Ein jiddischer König Lear

0
52

Jüdische Geschichtenerzähler aus aller Welt und ihre Lieblingsgeschichten…

Diese Geschichte von Judith Heineman eröffnet unsere Sammlung jüdischer Storytellers. Es sind  Erzählkünstlerinnen und Künstler aus der ganzen Welt, die großzügig Texte und Videos ihrer Geschichten zu dieser Sammlung beisteuern. Viele von ihnen sind seit Jahrzehnten als Storyteller aktiv, in der unglaublich aktiven und vielfältigen amerikanischen und internationalen Erzählszene bekannt und erfolgreich.
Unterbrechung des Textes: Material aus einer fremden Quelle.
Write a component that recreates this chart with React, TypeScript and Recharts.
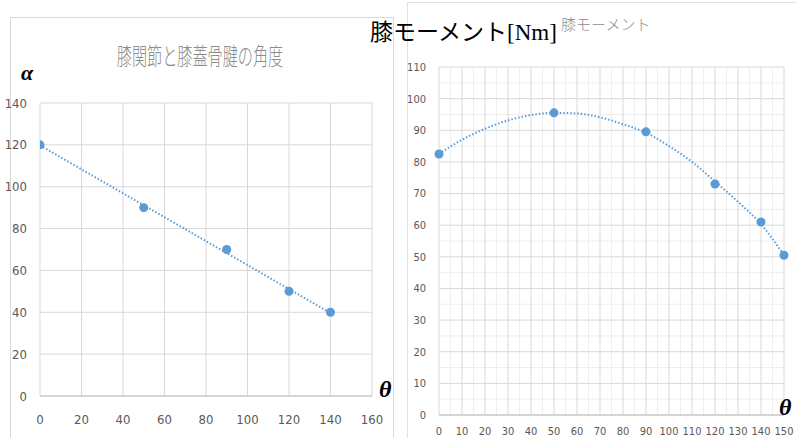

Zur englische Originalfassung dieses Textes gibt es auch ein Video von Judith Heineman.

Ein jiddischer König Lear

Von Judith Heineman, Storyteller

Als ich acht war, spielte ich das Schneewittchen, und der Prinz wollte mich einfach nicht küssen.

Ich lag da und wartete mit klopfendem Herzen. Psst! Kenny! Du musst mich küssen! JETZT!

Ich lag da und wartete… auf einer schmalen, harten, hölzernen Bank im Versammlungssaal, wo wir probten.

Ich wusste wahrscheinlich noch nicht, was das Wort „improvisieren“ bedeutet, aber ich wachte aus meinem vergifteten Schlummer auf und jagte Kenny Epstein, den schnuckligsten Neunjährigen im Ferienlager, um den Wunschbrunnen herum. Kenny Epstein, mein Prinz Charming, kam mir nicht ohne einen Kuss davon! Er küsste mich tatsächlich… auf die Wange!

Dies Schneewittchen-Spiel fand in einer Sommer-Feriensiedlung in Mountaindale im Staat New York statt, in den Catskills. Wir wohnten in dem kleinsten Bungalow mit einer verglasten Veranda, dem ersten Haus in einer langen Reihe von Bungalows, die sich den grasbewachsenen Hügel hinaufzog.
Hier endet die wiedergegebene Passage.